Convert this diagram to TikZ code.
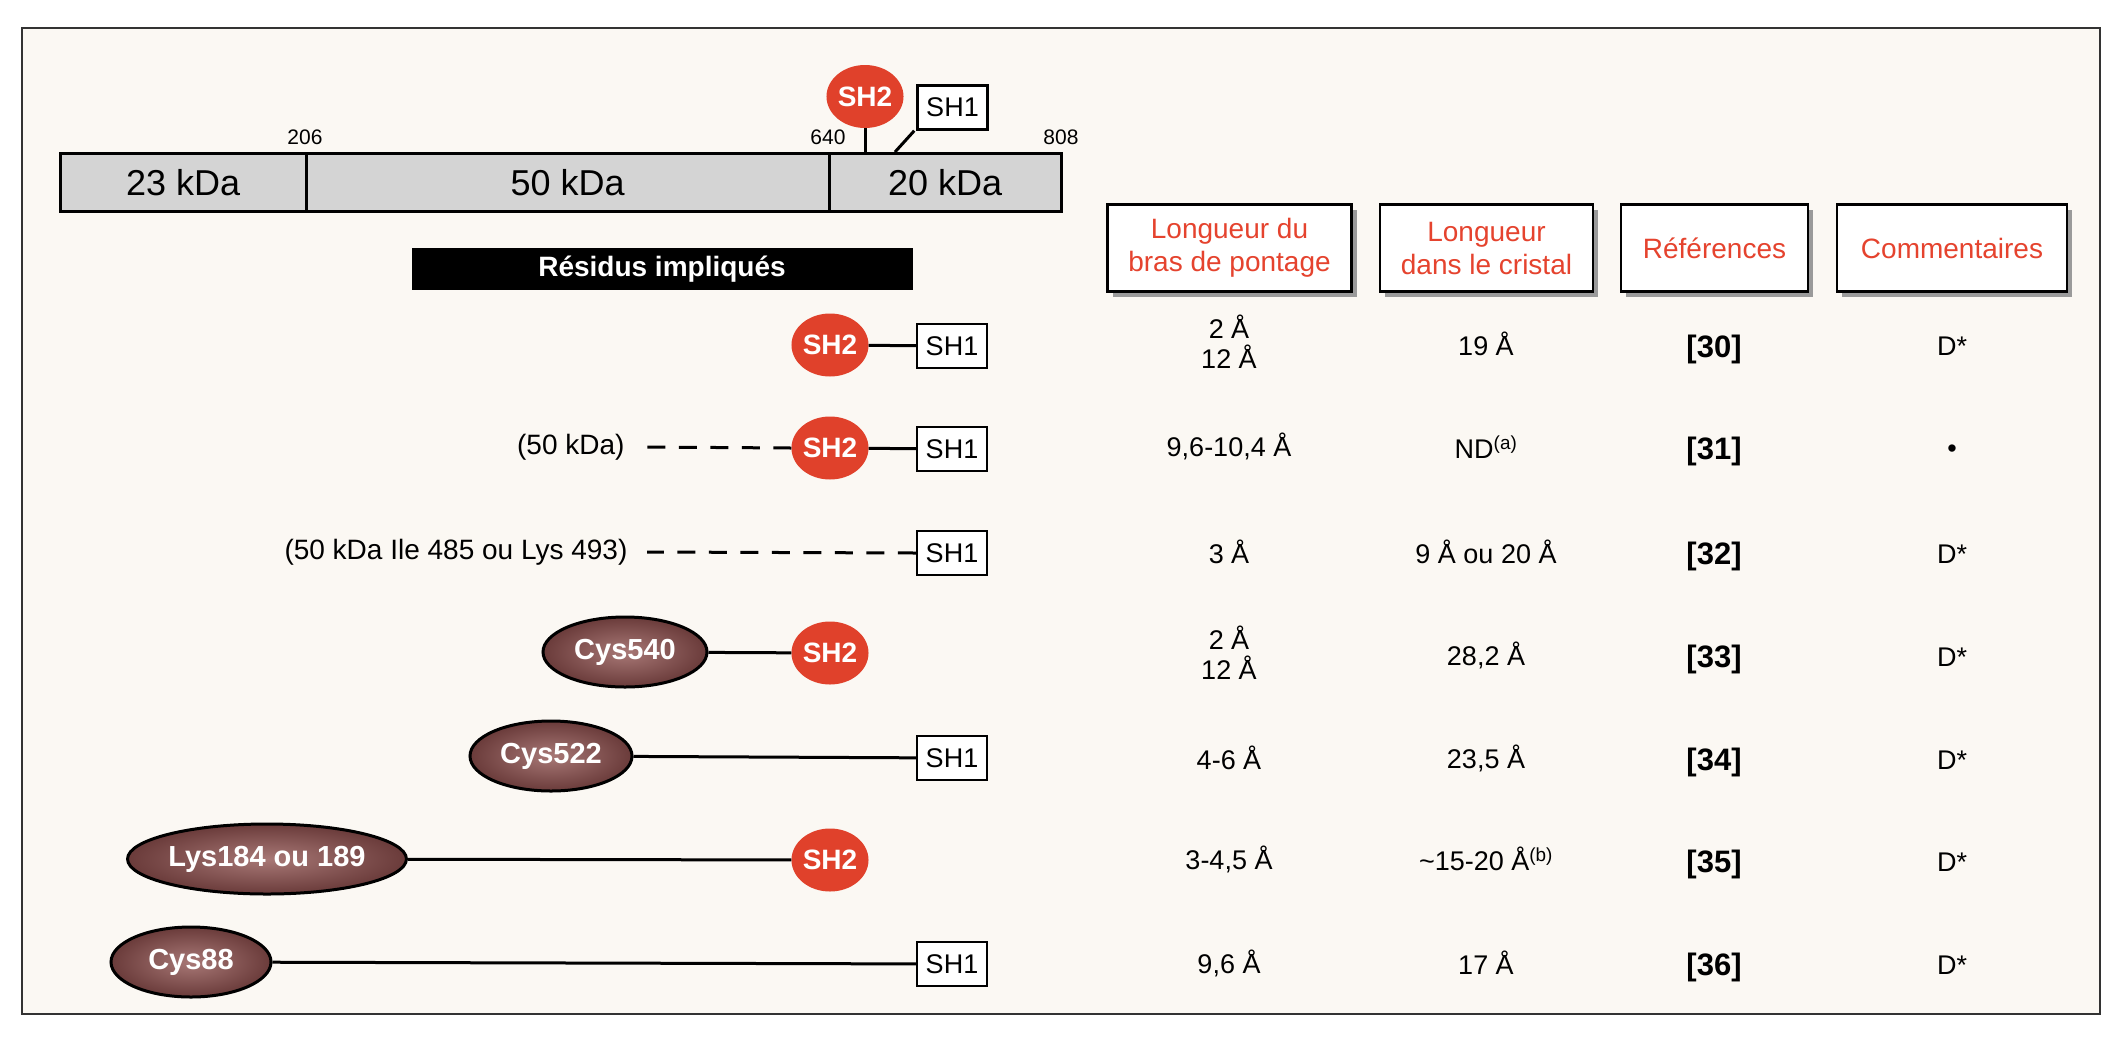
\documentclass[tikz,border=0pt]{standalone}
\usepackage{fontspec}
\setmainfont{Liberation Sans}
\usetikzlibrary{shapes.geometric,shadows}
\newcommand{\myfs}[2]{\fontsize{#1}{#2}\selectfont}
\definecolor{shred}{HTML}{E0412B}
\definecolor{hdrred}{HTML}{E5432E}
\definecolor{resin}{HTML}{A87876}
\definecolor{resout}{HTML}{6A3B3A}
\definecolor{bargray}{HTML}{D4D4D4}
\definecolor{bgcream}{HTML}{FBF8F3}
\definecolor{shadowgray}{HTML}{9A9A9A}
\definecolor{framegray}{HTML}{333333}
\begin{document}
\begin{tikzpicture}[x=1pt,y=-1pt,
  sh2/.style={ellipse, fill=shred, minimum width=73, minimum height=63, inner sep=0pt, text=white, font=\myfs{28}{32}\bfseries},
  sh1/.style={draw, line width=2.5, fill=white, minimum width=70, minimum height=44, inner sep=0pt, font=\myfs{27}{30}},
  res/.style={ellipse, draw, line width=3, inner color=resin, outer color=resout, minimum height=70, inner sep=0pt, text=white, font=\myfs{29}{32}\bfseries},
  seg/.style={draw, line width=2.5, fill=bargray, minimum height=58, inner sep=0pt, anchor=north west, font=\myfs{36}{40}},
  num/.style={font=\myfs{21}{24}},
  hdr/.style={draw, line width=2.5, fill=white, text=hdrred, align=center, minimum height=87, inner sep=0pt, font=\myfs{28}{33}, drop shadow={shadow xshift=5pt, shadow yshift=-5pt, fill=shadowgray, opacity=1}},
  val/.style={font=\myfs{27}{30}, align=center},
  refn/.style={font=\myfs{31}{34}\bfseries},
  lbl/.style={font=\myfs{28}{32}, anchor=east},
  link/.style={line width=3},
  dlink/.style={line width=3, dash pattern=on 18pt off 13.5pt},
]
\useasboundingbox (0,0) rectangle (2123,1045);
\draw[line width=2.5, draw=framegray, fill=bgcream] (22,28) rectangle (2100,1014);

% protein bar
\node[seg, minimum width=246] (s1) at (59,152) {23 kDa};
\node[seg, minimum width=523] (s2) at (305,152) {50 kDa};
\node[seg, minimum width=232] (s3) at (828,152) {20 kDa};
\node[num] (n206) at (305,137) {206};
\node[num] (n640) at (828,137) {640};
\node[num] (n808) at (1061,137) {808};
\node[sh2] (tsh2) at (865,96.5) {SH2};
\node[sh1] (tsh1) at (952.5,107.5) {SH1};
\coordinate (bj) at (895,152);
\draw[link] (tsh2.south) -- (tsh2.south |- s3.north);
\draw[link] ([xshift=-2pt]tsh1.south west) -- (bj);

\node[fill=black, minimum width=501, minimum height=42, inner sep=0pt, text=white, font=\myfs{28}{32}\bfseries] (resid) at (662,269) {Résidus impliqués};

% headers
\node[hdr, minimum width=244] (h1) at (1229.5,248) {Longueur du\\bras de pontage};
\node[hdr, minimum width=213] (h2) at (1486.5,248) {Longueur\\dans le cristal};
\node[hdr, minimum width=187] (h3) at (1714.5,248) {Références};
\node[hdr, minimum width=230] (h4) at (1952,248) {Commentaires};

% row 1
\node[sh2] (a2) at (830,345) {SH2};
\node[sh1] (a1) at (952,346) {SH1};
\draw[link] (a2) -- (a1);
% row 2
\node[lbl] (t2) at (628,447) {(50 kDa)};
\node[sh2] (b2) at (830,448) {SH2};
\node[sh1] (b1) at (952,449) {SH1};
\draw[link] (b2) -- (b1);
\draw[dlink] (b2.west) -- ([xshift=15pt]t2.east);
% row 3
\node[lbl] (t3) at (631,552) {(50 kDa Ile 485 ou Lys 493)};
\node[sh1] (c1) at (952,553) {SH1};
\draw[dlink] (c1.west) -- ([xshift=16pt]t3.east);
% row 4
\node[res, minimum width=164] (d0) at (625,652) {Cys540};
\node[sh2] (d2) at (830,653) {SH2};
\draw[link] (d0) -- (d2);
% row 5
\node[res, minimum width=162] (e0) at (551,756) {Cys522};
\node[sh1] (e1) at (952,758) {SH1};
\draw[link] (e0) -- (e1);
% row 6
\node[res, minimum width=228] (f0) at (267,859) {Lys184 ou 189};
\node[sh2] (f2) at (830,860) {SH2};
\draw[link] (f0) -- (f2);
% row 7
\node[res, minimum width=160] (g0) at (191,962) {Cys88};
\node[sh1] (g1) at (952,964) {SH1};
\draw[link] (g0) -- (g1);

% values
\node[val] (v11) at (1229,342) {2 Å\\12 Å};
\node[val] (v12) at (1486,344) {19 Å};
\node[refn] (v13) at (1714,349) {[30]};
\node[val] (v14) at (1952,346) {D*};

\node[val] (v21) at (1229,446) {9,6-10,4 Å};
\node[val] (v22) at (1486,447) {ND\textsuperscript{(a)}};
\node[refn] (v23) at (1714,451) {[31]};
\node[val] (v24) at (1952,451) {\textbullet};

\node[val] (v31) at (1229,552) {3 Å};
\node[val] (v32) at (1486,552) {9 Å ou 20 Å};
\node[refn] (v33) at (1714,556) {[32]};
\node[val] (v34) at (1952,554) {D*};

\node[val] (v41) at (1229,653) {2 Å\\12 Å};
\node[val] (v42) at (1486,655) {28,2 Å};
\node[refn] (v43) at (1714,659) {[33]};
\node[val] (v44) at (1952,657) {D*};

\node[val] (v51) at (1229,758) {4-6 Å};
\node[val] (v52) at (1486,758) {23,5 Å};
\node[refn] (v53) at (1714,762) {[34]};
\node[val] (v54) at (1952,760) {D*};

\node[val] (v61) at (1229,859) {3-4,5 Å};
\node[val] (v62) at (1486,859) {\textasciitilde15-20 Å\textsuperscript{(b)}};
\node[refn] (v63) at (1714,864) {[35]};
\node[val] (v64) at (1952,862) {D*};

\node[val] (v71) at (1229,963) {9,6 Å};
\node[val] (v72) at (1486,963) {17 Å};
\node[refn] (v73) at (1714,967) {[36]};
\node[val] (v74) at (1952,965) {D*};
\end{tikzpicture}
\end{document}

_PROBLEM STATEMENT:_ Write out the full listing verbatim, excluding its pictures.

_SOLUTION FOR THIS PROBLEM:_
Convert this diagram to TikZ code.
\documentclass[tikz,border=0pt]{standalone}
\usepackage{fontspec}
\setmainfont{Liberation Sans}
\usetikzlibrary{shapes.geometric,shadows}
\newcommand{\myfs}[2]{\fontsize{#1}{#2}\selectfont}
\definecolor{shred}{HTML}{E0412B}
\definecolor{hdrred}{HTML}{E5432E}
\definecolor{resin}{HTML}{A87876}
\definecolor{resout}{HTML}{6A3B3A}
\definecolor{bargray}{HTML}{D4D4D4}
\definecolor{bgcream}{HTML}{FBF8F3}
\definecolor{shadowgray}{HTML}{9A9A9A}
\definecolor{framegray}{HTML}{333333}
\begin{document}
\begin{tikzpicture}[x=1pt,y=-1pt,
  sh2/.style={ellipse, fill=shred, minimum width=73, minimum height=63, inner sep=0pt, text=white, font=\myfs{28}{32}\bfseries},
  sh1/.style={draw, line width=2.5, fill=white, minimum width=70, minimum height=44, inner sep=0pt, font=\myfs{27}{30}},
  res/.style={ellipse, draw, line width=3, inner color=resin, outer color=resout, minimum height=70, inner sep=0pt, text=white, font=\myfs{29}{32}\bfseries},
  seg/.style={draw, line width=2.5, fill=bargray, minimum height=58, inner sep=0pt, anchor=north west, font=\myfs{36}{40}},
  num/.style={font=\myfs{21}{24}},
  hdr/.style={draw, line width=2.5, fill=white, text=hdrred, align=center, minimum height=87, inner sep=0pt, font=\myfs{28}{33}, drop shadow={shadow xshift=5pt, shadow yshift=-5pt, fill=shadowgray, opacity=1}},
  val/.style={font=\myfs{27}{30}, align=center},
  refn/.style={font=\myfs{31}{34}\bfseries},
  lbl/.style={font=\myfs{28}{32}, anchor=east},
  link/.style={line width=3},
  dlink/.style={line width=3, dash pattern=on 18pt off 13.5pt},
]
\useasboundingbox (0,0) rectangle (2123,1045);
\draw[line width=2.5, draw=framegray, fill=bgcream] (22,28) rectangle (2100,1014);

% protein bar
\node[seg, minimum width=246] (s1) at (59,152) {23 kDa};
\node[seg, minimum width=523] (s2) at (305,152) {50 kDa};
\node[seg, minimum width=232] (s3) at (828,152) {20 kDa};
\node[num] (n206) at (305,137) {206};
\node[num] (n640) at (828,137) {640};
\node[num] (n808) at (1061,137) {808};
\node[sh2] (tsh2) at (865,96.5) {SH2};
\node[sh1] (tsh1) at (952.5,107.5) {SH1};
\coordinate (bj) at (895,152);
\draw[link] (tsh2.south) -- (tsh2.south |- s3.north);
\draw[link] ([xshift=-2pt]tsh1.south west) -- (bj);

\node[fill=black, minimum width=501, minimum height=42, inner sep=0pt, text=white, font=\myfs{28}{32}\bfseries] (resid) at (662,269) {Résidus impliqués};

% headers
\node[hdr, minimum width=244] (h1) at (1229.5,248) {Longueur du\\bras de pontage};
\node[hdr, minimum width=213] (h2) at (1486.5,248) {Longueur\\dans le cristal};
\node[hdr, minimum width=187] (h3) at (1714.5,248) {Références};
\node[hdr, minimum width=230] (h4) at (1952,248) {Commentaires};

% row 1
\node[sh2] (a2) at (830,345) {SH2};
\node[sh1] (a1) at (952,346) {SH1};
\draw[link] (a2) -- (a1);
% row 2
\node[lbl] (t2) at (628,447) {(50 kDa)};
\node[sh2] (b2) at (830,448) {SH2};
\node[sh1] (b1) at (952,449) {SH1};
\draw[link] (b2) -- (b1);
\draw[dlink] (b2.west) -- ([xshift=15pt]t2.east);
% row 3
\node[lbl] (t3) at (631,552) {(50 kDa Ile 485 ou Lys 493)};
\node[sh1] (c1) at (952,553) {SH1};
\draw[dlink] (c1.west) -- ([xshift=16pt]t3.east);
% row 4
\node[res, minimum width=164] (d0) at (625,652) {Cys540};
\node[sh2] (d2) at (830,653) {SH2};
\draw[link] (d0) -- (d2);
% row 5
\node[res, minimum width=162] (e0) at (551,756) {Cys522};
\node[sh1] (e1) at (952,758) {SH1};
\draw[link] (e0) -- (e1);
% row 6
\node[res, minimum width=228] (f0) at (267,859) {Lys184 ou 189};
\node[sh2] (f2) at (830,860) {SH2};
\draw[link] (f0) -- (f2);
% row 7
\node[res, minimum width=160] (g0) at (191,962) {Cys88};
\node[sh1] (g1) at (952,964) {SH1};
\draw[link] (g0) -- (g1);

% values
\node[val] (v11) at (1229,342) {2 Å\\12 Å};
\node[val] (v12) at (1486,344) {19 Å};
\node[refn] (v13) at (1714,349) {[30]};
\node[val] (v14) at (1952,346) {D*};

\node[val] (v21) at (1229,446) {9,6-10,4 Å};
\node[val] (v22) at (1486,447) {ND\textsuperscript{(a)}};
\node[refn] (v23) at (1714,451) {[31]};
\node[val] (v24) at (1952,451) {\textbullet};

\node[val] (v31) at (1229,552) {3 Å};
\node[val] (v32) at (1486,552) {9 Å ou 20 Å};
\node[refn] (v33) at (1714,556) {[32]};
\node[val] (v34) at (1952,554) {D*};

\node[val] (v41) at (1229,653) {2 Å\\12 Å};
\node[val] (v42) at (1486,655) {28,2 Å};
\node[refn] (v43) at (1714,659) {[33]};
\node[val] (v44) at (1952,657) {D*};

\node[val] (v51) at (1229,758) {4-6 Å};
\node[val] (v52) at (1486,758) {23,5 Å};
\node[refn] (v53) at (1714,762) {[34]};
\node[val] (v54) at (1952,760) {D*};

\node[val] (v61) at (1229,859) {3-4,5 Å};
\node[val] (v62) at (1486,859) {\textasciitilde15-20 Å\textsuperscript{(b)}};
\node[refn] (v63) at (1714,864) {[35]};
\node[val] (v64) at (1952,862) {D*};

\node[val] (v71) at (1229,963) {9,6 Å};
\node[val] (v72) at (1486,963) {17 Å};
\node[refn] (v73) at (1714,967) {[36]};
\node[val] (v74) at (1952,965) {D*};
\end{tikzpicture}
\end{document}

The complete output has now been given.